Hizmet-İş Sendikası’nda ortaya çıkan son ihanet ise, geçmişteki örnekleriyle beraber ele alındığında hiç de şaşırtıcı değildir. Sadece uzun yıllardır bilinen fakat ortaya serilmeyen hırsızlık dosyası şu ya da bu rant kavgası sonucunda burjuva medyaya yansımıştır. Kıdem tazminatının fona devri konusunda AKP ve sermaye örgütleriyle tam bir uyum içinde olan Hizmet-İş bürokratları -hırsızları- sınıf düşmanlığının yeni bir örneğini sergilemişlerdir. Özetle, yaşanan yolsuzluk sadece ve sadece bir sonuçtur. Tablonun tamamına bakıldığında sendikal alandaki çürüme ve ihanet ortaya çıkar.
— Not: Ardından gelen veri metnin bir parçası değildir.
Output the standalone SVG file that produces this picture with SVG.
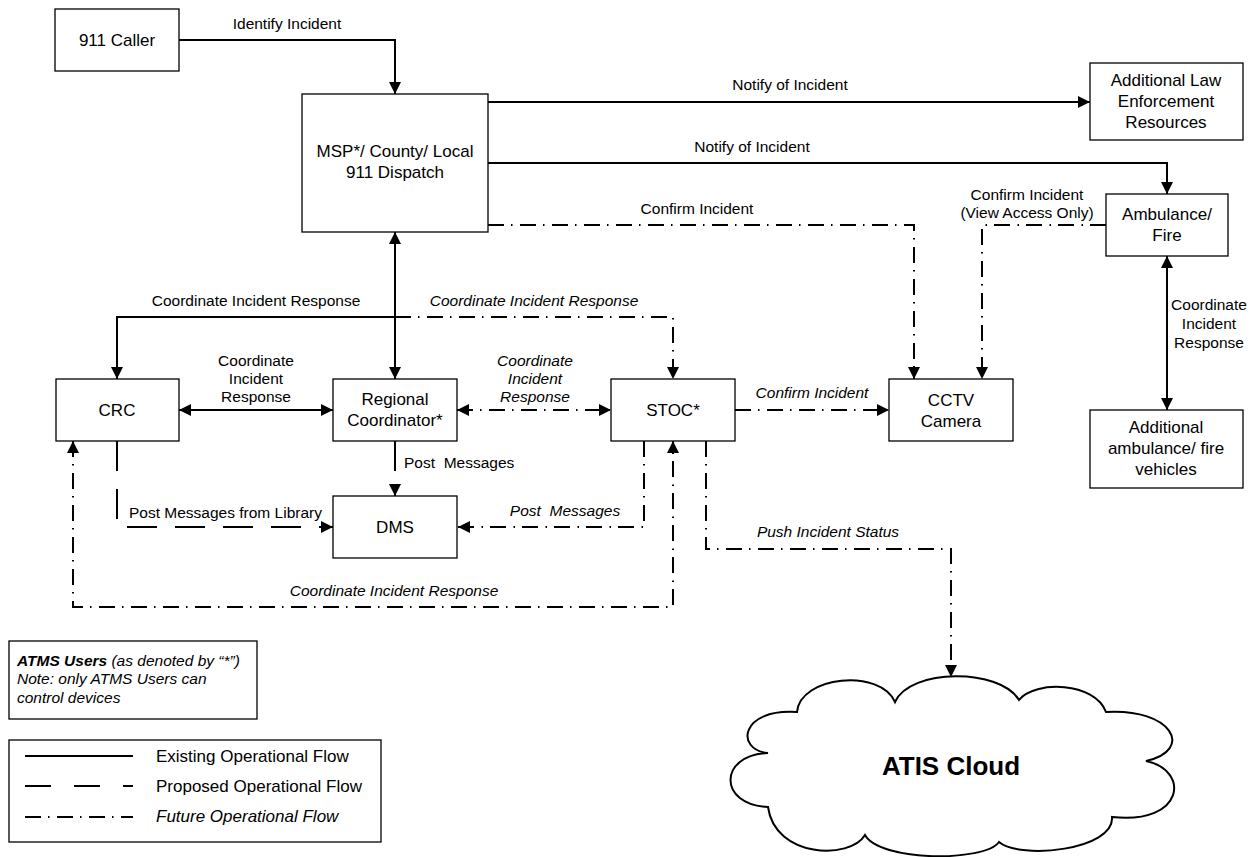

Sendikalarımızı teslim alan çürüme, ihanet ve sınıf düşmanlığınının panzehiri ise devrimci bir sınıf hareketi yaratma hedefiyle sendikalarda devrimci sınıf sendikacılığının ilkelerini ve pratiğini hakim kılmaktır. Bu yapıldığında hiç kuşku duymamak gerekir ki, kazanan işçi sınıfı olacaktır.